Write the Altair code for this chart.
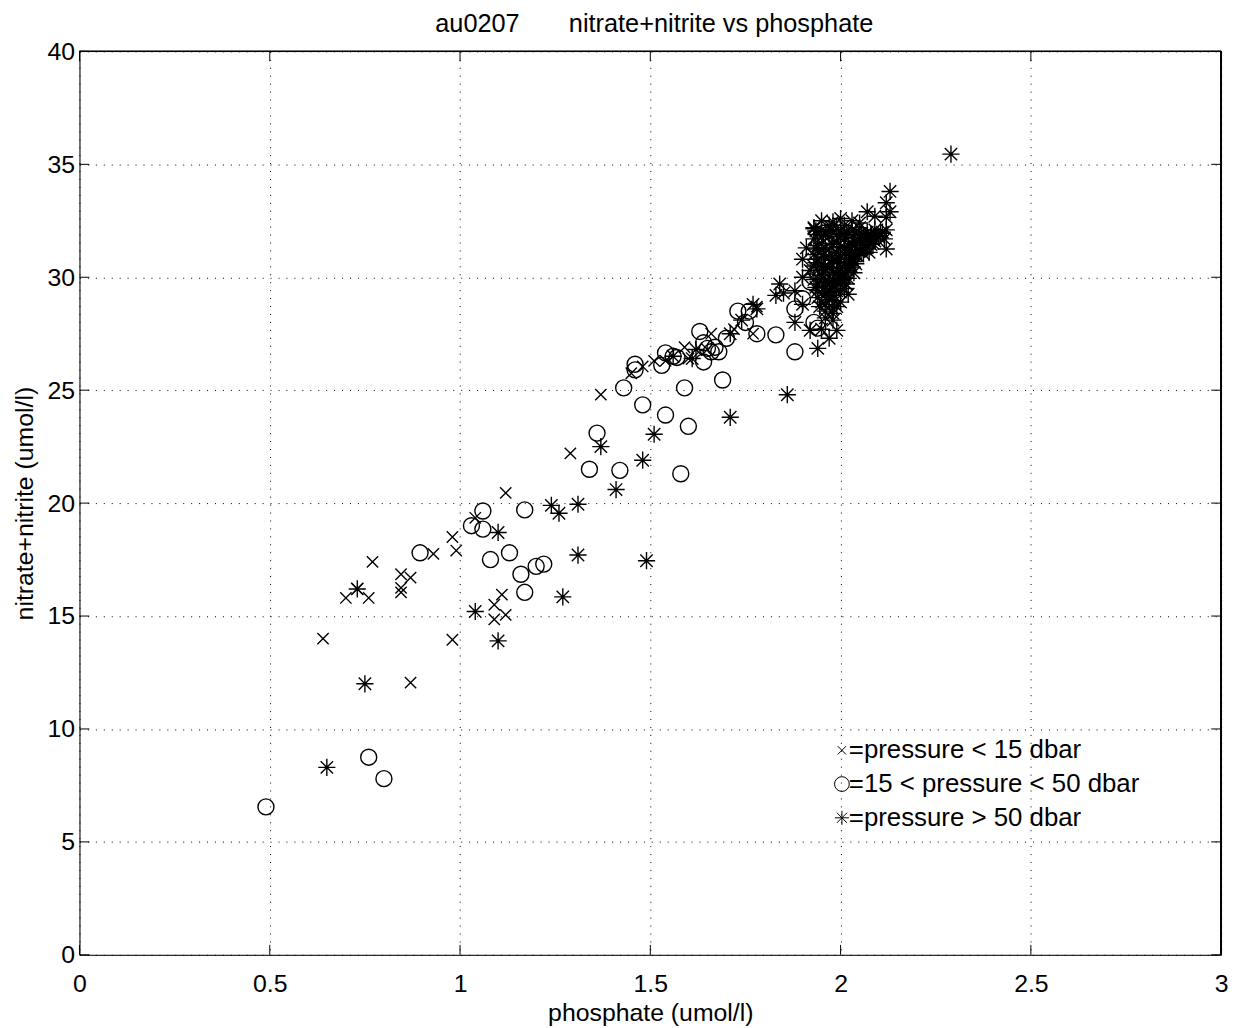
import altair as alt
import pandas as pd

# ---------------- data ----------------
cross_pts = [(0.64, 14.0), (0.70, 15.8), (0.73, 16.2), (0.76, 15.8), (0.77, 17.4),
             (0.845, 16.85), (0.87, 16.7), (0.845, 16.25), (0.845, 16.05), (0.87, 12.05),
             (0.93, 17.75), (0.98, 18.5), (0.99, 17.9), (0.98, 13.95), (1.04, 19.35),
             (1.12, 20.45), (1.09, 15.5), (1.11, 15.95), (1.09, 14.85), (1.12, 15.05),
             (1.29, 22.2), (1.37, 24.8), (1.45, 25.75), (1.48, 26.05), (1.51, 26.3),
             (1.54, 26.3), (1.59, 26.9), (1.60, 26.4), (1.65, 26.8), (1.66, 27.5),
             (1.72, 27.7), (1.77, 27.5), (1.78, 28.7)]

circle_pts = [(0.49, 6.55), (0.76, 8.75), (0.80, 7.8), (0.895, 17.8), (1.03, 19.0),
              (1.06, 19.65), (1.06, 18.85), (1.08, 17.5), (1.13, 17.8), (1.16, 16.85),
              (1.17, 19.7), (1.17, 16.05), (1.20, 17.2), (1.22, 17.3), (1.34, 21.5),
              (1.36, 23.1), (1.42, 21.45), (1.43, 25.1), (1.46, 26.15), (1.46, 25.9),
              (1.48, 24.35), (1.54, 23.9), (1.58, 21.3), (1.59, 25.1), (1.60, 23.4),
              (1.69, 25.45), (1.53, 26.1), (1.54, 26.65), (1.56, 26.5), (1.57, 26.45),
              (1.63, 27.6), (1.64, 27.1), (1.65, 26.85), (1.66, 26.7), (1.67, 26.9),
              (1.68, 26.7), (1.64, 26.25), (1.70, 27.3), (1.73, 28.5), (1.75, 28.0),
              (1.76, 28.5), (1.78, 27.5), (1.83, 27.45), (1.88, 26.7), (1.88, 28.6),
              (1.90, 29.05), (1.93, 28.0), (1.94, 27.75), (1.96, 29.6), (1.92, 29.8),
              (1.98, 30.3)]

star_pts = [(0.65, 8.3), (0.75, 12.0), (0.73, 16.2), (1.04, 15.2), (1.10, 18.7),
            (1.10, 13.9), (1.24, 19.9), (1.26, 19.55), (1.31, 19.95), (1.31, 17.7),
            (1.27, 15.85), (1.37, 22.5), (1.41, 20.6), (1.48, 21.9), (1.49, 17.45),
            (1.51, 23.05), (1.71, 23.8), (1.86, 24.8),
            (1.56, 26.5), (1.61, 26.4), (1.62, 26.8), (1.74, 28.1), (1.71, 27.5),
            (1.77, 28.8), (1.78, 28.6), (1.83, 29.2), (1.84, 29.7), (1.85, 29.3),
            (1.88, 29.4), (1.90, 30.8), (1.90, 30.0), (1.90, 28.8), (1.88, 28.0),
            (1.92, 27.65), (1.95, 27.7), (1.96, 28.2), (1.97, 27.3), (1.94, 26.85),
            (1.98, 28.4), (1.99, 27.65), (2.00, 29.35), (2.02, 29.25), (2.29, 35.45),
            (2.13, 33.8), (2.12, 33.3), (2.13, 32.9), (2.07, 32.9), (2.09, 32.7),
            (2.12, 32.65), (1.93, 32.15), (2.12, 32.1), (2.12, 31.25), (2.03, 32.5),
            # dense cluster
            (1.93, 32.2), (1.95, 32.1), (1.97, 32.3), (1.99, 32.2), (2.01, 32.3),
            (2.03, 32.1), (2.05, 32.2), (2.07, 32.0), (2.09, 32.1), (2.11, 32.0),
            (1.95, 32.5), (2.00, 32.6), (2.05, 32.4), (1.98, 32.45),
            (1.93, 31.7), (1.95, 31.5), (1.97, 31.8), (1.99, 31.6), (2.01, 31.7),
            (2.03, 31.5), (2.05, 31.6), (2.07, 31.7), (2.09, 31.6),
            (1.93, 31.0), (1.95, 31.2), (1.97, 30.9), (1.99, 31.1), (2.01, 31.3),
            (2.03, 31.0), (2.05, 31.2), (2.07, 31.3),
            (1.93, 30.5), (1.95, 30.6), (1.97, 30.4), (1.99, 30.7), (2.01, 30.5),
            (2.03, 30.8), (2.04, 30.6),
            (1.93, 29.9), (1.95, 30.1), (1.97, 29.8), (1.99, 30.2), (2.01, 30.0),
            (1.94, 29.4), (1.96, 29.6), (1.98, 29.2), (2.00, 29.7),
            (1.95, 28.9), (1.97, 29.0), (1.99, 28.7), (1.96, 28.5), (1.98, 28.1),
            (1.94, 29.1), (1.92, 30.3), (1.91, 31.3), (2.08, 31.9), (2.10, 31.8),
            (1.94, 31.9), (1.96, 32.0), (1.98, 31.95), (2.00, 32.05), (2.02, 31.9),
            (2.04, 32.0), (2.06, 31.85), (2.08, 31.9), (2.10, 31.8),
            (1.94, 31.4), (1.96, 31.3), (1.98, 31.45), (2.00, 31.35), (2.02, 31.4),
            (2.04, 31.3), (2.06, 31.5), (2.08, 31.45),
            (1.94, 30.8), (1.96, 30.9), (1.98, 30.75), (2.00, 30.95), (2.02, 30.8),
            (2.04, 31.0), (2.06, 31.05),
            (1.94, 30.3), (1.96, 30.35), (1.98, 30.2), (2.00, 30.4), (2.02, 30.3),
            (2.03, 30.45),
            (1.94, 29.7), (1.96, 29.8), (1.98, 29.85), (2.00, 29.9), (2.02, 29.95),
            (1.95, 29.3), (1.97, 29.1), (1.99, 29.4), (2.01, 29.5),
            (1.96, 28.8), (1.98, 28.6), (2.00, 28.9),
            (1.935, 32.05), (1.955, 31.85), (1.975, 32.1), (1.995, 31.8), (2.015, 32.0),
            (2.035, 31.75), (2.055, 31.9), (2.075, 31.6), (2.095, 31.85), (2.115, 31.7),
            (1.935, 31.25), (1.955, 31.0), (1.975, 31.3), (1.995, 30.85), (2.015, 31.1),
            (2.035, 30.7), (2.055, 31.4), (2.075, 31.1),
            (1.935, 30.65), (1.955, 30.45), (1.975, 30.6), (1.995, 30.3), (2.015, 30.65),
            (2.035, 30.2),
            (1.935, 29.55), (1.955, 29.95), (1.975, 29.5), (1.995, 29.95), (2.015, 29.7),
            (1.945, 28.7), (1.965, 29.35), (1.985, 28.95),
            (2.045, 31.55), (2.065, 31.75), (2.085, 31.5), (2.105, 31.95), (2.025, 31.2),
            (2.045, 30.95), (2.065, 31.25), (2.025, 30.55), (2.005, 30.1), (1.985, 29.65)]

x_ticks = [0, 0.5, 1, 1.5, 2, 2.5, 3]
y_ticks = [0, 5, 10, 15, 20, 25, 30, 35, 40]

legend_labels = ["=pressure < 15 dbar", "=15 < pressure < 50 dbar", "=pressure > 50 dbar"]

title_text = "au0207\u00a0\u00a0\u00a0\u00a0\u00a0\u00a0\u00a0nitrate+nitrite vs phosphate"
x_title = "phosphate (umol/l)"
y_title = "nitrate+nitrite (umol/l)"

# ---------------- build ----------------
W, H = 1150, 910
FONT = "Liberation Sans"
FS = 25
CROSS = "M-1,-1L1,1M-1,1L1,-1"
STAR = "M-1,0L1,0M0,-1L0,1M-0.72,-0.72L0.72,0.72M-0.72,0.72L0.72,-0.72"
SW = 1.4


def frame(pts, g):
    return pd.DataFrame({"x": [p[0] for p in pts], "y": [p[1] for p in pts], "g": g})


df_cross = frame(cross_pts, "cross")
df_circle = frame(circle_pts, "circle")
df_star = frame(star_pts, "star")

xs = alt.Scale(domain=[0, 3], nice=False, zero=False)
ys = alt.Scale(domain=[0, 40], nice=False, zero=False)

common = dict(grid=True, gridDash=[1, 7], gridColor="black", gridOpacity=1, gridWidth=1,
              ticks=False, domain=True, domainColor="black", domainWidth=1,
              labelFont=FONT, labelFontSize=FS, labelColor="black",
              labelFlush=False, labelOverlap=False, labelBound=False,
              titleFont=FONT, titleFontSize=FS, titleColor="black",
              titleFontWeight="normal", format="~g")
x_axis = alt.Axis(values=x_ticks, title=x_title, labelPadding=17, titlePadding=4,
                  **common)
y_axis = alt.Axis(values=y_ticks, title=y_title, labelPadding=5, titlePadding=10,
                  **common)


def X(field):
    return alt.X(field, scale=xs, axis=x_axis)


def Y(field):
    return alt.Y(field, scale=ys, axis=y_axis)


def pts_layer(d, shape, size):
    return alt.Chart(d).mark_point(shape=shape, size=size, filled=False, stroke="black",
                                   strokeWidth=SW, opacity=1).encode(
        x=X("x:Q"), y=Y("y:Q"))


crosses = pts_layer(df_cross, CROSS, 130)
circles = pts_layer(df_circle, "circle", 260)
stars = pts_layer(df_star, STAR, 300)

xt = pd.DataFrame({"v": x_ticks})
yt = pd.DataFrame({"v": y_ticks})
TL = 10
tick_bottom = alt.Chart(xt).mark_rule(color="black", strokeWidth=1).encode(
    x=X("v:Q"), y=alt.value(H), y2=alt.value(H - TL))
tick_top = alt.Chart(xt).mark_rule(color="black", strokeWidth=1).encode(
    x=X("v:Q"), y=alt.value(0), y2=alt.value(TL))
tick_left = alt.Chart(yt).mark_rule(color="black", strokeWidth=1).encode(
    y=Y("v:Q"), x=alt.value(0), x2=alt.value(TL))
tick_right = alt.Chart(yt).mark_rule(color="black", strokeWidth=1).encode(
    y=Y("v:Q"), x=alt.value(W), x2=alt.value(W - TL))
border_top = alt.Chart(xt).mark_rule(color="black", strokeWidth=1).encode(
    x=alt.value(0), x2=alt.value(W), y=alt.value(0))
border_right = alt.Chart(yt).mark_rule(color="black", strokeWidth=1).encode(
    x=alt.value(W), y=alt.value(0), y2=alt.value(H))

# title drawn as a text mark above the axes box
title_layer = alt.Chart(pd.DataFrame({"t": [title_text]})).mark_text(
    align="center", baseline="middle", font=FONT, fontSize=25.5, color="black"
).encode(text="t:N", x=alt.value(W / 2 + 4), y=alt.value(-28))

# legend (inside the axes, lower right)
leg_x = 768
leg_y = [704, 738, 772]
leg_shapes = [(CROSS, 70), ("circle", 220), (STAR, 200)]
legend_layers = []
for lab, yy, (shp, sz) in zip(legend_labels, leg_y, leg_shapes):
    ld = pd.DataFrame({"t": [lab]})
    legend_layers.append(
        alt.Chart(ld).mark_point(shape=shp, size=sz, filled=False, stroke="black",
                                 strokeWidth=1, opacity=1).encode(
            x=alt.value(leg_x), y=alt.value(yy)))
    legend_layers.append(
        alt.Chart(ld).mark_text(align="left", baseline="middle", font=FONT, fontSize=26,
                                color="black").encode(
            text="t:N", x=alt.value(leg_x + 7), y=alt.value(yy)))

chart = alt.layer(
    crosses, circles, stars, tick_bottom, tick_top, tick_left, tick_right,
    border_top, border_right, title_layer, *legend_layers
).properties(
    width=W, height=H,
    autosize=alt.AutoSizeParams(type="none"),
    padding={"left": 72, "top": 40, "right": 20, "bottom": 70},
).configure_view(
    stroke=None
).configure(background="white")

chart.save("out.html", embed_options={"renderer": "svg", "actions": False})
------------
EXERCISE TASK
Transcribe the opening line of the listing above, please, and every line after it through the line with "(1.72, 27.7), (1.77, 27.5), (1.78, 28.7)]", word for word, without pictures.

RESPONSE BELOW
Write the Altair code for this chart.
import altair as alt
import pandas as pd

# ---------------- data ----------------
cross_pts = [(0.64, 14.0), (0.70, 15.8), (0.73, 16.2), (0.76, 15.8), (0.77, 17.4),
             (0.845, 16.85), (0.87, 16.7), (0.845, 16.25), (0.845, 16.05), (0.87, 12.05),
             (0.93, 17.75), (0.98, 18.5), (0.99, 17.9), (0.98, 13.95), (1.04, 19.35),
             (1.12, 20.45), (1.09, 15.5), (1.11, 15.95), (1.09, 14.85), (1.12, 15.05),
             (1.29, 22.2), (1.37, 24.8), (1.45, 25.75), (1.48, 26.05), (1.51, 26.3),
             (1.54, 26.3), (1.59, 26.9), (1.60, 26.4), (1.65, 26.8), (1.66, 27.5),
             (1.72, 27.7), (1.77, 27.5), (1.78, 28.7)]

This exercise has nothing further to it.